◆ **DATASET EXCERPT**

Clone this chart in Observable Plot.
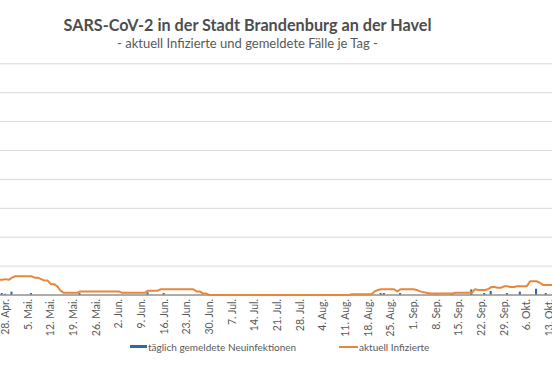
<!DOCTYPE html>
<html><head><meta charset="utf-8">
<script src="https://cdn.jsdelivr.net/npm/d3@7"></script>
<script src="https://cdn.jsdelivr.net/npm/@observablehq/plot@0.6"></script>
<style>
body{margin:0;background:#fff;font-family:Lato,"Noto Sans",sans-serif;}
#wrap{position:relative;width:552px;height:368px;overflow:hidden;background:#fff;}
#title{position:absolute;left:0;width:495px;top:15px;text-align:center;font-weight:bold;font-size:16.2px;line-height:20px;color:#4d4d4d;white-space:nowrap;}
#subtitle{position:absolute;left:0;width:495px;top:36px;text-align:center;font-size:13px;line-height:15px;color:#595959;white-space:nowrap;}
#chart{position:absolute;left:0;top:50px;}
#legend{position:absolute;left:0;top:340px;width:552px;height:16px;font-size:10px;color:#595959;}
.lg{position:absolute;top:0;line-height:14px;white-space:nowrap;}
</style>
</head><body>
<div id="wrap">
  <div id="title">SARS-CoV-2 in der Stadt Brandenburg an der Havel</div>
  <div id="subtitle">- aktuell Infizierte und gemeldete Fälle je Tag -</div>
  <div id="chart"></div>
  <div id="legend">
    <span class="lg" style="left:130px;top:5px;width:17px;height:3px;background:#2e6aa8;"></span>
    <span class="lg" style="left:148px;">täglich gemeldete Neuinfektionen</span>
    <span class="lg" style="left:339px;top:6px;width:19px;height:2px;background:#e8873a;"></span>
    <span class="lg" style="left:359px;">aktuell Infizierte</span>
  </div>
</div>
<script>
// Series: "aktuell Infizierte", daily from 2020-04-26 to 2020-10-14
const firstDay = "2020-04-26";
const infected = [
  21,21,22,21,24,
  26,26,26,26,26,26,24,24,22,20,20,15,15,12,6,3,3,3,3,3,5,5,5,5,5,5,5,5,5,5,5,
  5,5,3,3,3,3,3,3,3,3,6,6,6,6,8,8,8,8,8,8,8,8,8,8,8,5,5,2,2,0,
  0,0,0,0,0,0,0,0,0,0,0,0,0,0,0,0,0,0,0,0,0,0,0,0,0,0,0,0,0,0,0,
  0,0,0,0,0,0,0,0,0,0,0,0,1,1,1,1,1,1,1,5,7,8,8,8,8,8,5,8,8,8,8,
  8,7,5,4,3,2,2,2,2,2,2,2,2,3,3,3,3,3,3,8,7,7,7,8,11,11,10,10,12,12,
  11,11,12,12,12,12,19,19,19,17,14,14,14,14
];
// Series: "täglich gemeldete Neuinfektionen" (days with reported cases)
const newCaseDates = ["2020-04-27","2020-04-28","2020-04-30","2020-05-06","2020-05-21","2020-06-11","2020-06-16","2020-08-22","2020-08-23","2020-08-28","2020-09-08","2020-09-13","2020-09-19","2020-09-23","2020-09-25","2020-09-30","2020-10-04","2020-10-09","2020-10-12"];
const newCases = [2,1,4,2,2,3,2,2,2,2,2,2,7,2,5,2,4,8,2];
// Axis
const tickDates = ["2020-04-28","2020-05-05","2020-05-12","2020-05-19","2020-05-26","2020-06-02","2020-06-09","2020-06-16","2020-06-23","2020-06-30","2020-07-07","2020-07-14","2020-07-21","2020-07-28","2020-08-04","2020-08-11","2020-08-18","2020-08-25","2020-09-01","2020-09-08","2020-09-15","2020-09-22","2020-09-29","2020-10-06","2020-10-13"];
const tickLabels = ["28. Apr.","5. Mai.","12. Mai.","19. Mai.","26. Mai.","2. Jun.","9. Jun.","16. Jun.","23. Jun.","30. Jun.","7. Jul.","14. Jul.","21. Jul.","28. Jul.","4. Aug.","11. Aug.","18. Aug.","25. Aug.","1. Sep.","8. Sep.","15. Sep.","22. Sep.","29. Sep.","6. Okt.","13. Okt."];
const yGrid = [40,80,120,160,200,240,280,320];

const day0 = new Date(firstDay + "T00:00:00Z");
const days = d3.utcDay.range(day0, d3.utcDay.offset(day0, infected.length));
const lineData = days.map((d, i) => ({date: d, value: infected[i]}));
const barData = newCaseDates.map((s, i) => ({date: new Date(s + "T00:00:00Z"), value: newCases[i]}));
const ticks = tickDates.map(s => new Date(s + "T00:00:00Z"));
const labelOf = new Map(ticks.map((d, i) => [+d, tickLabels[i]]));

const DAY = 864e5;
const ref = ticks[0].getTime();
const xDomain = [new Date(ref - 1.544 * DAY), new Date(ref + 168.93 * DAY)];

const chart = Plot.plot({
  width: 552,
  height: 290,
  marginLeft: 0,
  marginRight: 0,
  marginTop: 13.3,
  marginBottom: 45.5,
  style: {fontFamily: "Lato, sans-serif", background: "transparent", overflow: "visible"},
  x: {type: "utc", domain: xDomain, axis: null},
  y: {domain: [0, 320], axis: null},
  marks: [
    Plot.ruleY(yGrid, {stroke: "#d9d9d9", strokeWidth: 1}),
    Plot.rectY(barData, {x1: d => new Date(+d.date - 0.32 * DAY), x2: d => new Date(+d.date + 0.32 * DAY), y: "value", fill: "#2e6aa8"}),
    Plot.ruleY([0], {stroke: "#5a5a5a", strokeWidth: 1}),
    Plot.line(lineData, {x: "date", y: "value", stroke: "#e8873a", strokeWidth: 2}),
    Plot.axisX(ticks, {tickFormat: d => labelOf.get(+d), tickRotate: -90, tickSize: 0, tickPadding: 4, fontSize: 10.5, fill: "#595959"})
  ]
});
document.getElementById("chart").appendChild(chart);
</script>
</body></html>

◆ **WRITTEN INSTRUCTION**
Copy the whole of the material above exactly, but not its images.

◆ **RESULT**
Clone this chart in Observable Plot.
<!DOCTYPE html>
<html><head><meta charset="utf-8">
<script src="https://cdn.jsdelivr.net/npm/d3@7"></script>
<script src="https://cdn.jsdelivr.net/npm/@observablehq/plot@0.6"></script>
<style>
body{margin:0;background:#fff;font-family:Lato,"Noto Sans",sans-serif;}
#wrap{position:relative;width:552px;height:368px;overflow:hidden;background:#fff;}
#title{position:absolute;left:0;width:495px;top:15px;text-align:center;font-weight:bold;font-size:16.2px;line-height:20px;color:#4d4d4d;white-space:nowrap;}
#subtitle{position:absolute;left:0;width:495px;top:36px;text-align:center;font-size:13px;line-height:15px;color:#595959;white-space:nowrap;}
#chart{position:absolute;left:0;top:50px;}
#legend{position:absolute;left:0;top:340px;width:552px;height:16px;font-size:10px;color:#595959;}
.lg{position:absolute;top:0;line-height:14px;white-space:nowrap;}
</style>
</head><body>
<div id="wrap">
  <div id="title">SARS-CoV-2 in der Stadt Brandenburg an der Havel</div>
  <div id="subtitle">- aktuell Infizierte und gemeldete Fälle je Tag -</div>
  <div id="chart"></div>
  <div id="legend">
    <span class="lg" style="left:130px;top:5px;width:17px;height:3px;background:#2e6aa8;"></span>
    <span class="lg" style="left:148px;">täglich gemeldete Neuinfektionen</span>
    <span class="lg" style="left:339px;top:6px;width:19px;height:2px;background:#e8873a;"></span>
    <span class="lg" style="left:359px;">aktuell Infizierte</span>
  </div>
</div>
<script>
// Series: "aktuell Infizierte", daily from 2020-04-26 to 2020-10-14
const firstDay = "2020-04-26";
const infected = [
  21,21,22,21,24,
  26,26,26,26,26,26,24,24,22,20,20,15,15,12,6,3,3,3,3,3,5,5,5,5,5,5,5,5,5,5,5,
  5,5,3,3,3,3,3,3,3,3,6,6,6,6,8,8,8,8,8,8,8,8,8,8,8,5,5,2,2,0,
  0,0,0,0,0,0,0,0,0,0,0,0,0,0,0,0,0,0,0,0,0,0,0,0,0,0,0,0,0,0,0,
  0,0,0,0,0,0,0,0,0,0,0,0,1,1,1,1,1,1,1,5,7,8,8,8,8,8,5,8,8,8,8,
  8,7,5,4,3,2,2,2,2,2,2,2,2,3,3,3,3,3,3,8,7,7,7,8,11,11,10,10,12,12,
  11,11,12,12,12,12,19,19,19,17,14,14,14,14
];
// Series: "täglich gemeldete Neuinfektionen" (days with reported cases)
const newCaseDates = ["2020-04-27","2020-04-28","2020-04-30","2020-05-06","2020-05-21","2020-06-11","2020-06-16","2020-08-22","2020-08-23","2020-08-28","2020-09-08","2020-09-13","2020-09-19","2020-09-23","2020-09-25","2020-09-30","2020-10-04","2020-10-09","2020-10-12"];
const newCases = [2,1,4,2,2,3,2,2,2,2,2,2,7,2,5,2,4,8,2];
// Axis
const tickDates = ["2020-04-28","2020-05-05","2020-05-12","2020-05-19","2020-05-26","2020-06-02","2020-06-09","2020-06-16","2020-06-23","2020-06-30","2020-07-07","2020-07-14","2020-07-21","2020-07-28","2020-08-04","2020-08-11","2020-08-18","2020-08-25","2020-09-01","2020-09-08","2020-09-15","2020-09-22","2020-09-29","2020-10-06","2020-10-13"];
const tickLabels = ["28. Apr.","5. Mai.","12. Mai.","19. Mai.","26. Mai.","2. Jun.","9. Jun.","16. Jun.","23. Jun.","30. Jun.","7. Jul.","14. Jul.","21. Jul.","28. Jul.","4. Aug.","11. Aug.","18. Aug.","25. Aug.","1. Sep.","8. Sep.","15. Sep.","22. Sep.","29. Sep.","6. Okt.","13. Okt."];
const yGrid = [40,80,120,160,200,240,280,320];

const day0 = new Date(firstDay + "T00:00:00Z");
const days = d3.utcDay.range(day0, d3.utcDay.offset(day0, infected.length));
const lineData = days.map((d, i) => ({date: d, value: infected[i]}));
const barData = newCaseDates.map((s, i) => ({date: new Date(s + "T00:00:00Z"), value: newCases[i]}));
const ticks = tickDates.map(s => new Date(s + "T00:00:00Z"));
const labelOf = new Map(ticks.map((d, i) => [+d, tickLabels[i]]));

const DAY = 864e5;
const ref = ticks[0].getTime();
const xDomain = [new Date(ref - 1.544 * DAY), new Date(ref + 168.93 * DAY)];

const chart = Plot.plot({
  width: 552,
  height: 290,
  marginLeft: 0,
  marginRight: 0,
  marginTop: 13.3,
  marginBottom: 45.5,
  style: {fontFamily: "Lato, sans-serif", background: "transparent", overflow: "visible"},
  x: {type: "utc", domain: xDomain, axis: null},
  y: {domain: [0, 320], axis: null},
  marks: [
    Plot.ruleY(yGrid, {stroke: "#d9d9d9", strokeWidth: 1}),
    Plot.rectY(barData, {x1: d => new Date(+d.date - 0.32 * DAY), x2: d => new Date(+d.date + 0.32 * DAY), y: "value", fill: "#2e6aa8"}),
    Plot.ruleY([0], {stroke: "#5a5a5a", strokeWidth: 1}),
    Plot.line(lineData, {x: "date", y: "value", stroke: "#e8873a", strokeWidth: 2}),
    Plot.axisX(ticks, {tickFormat: d => labelOf.get(+d), tickRotate: -90, tickSize: 0, tickPadding: 4, fontSize: 10.5, fill: "#595959"})
  ]
});
document.getElementById("chart").appendChild(chart);
</script>
</body></html>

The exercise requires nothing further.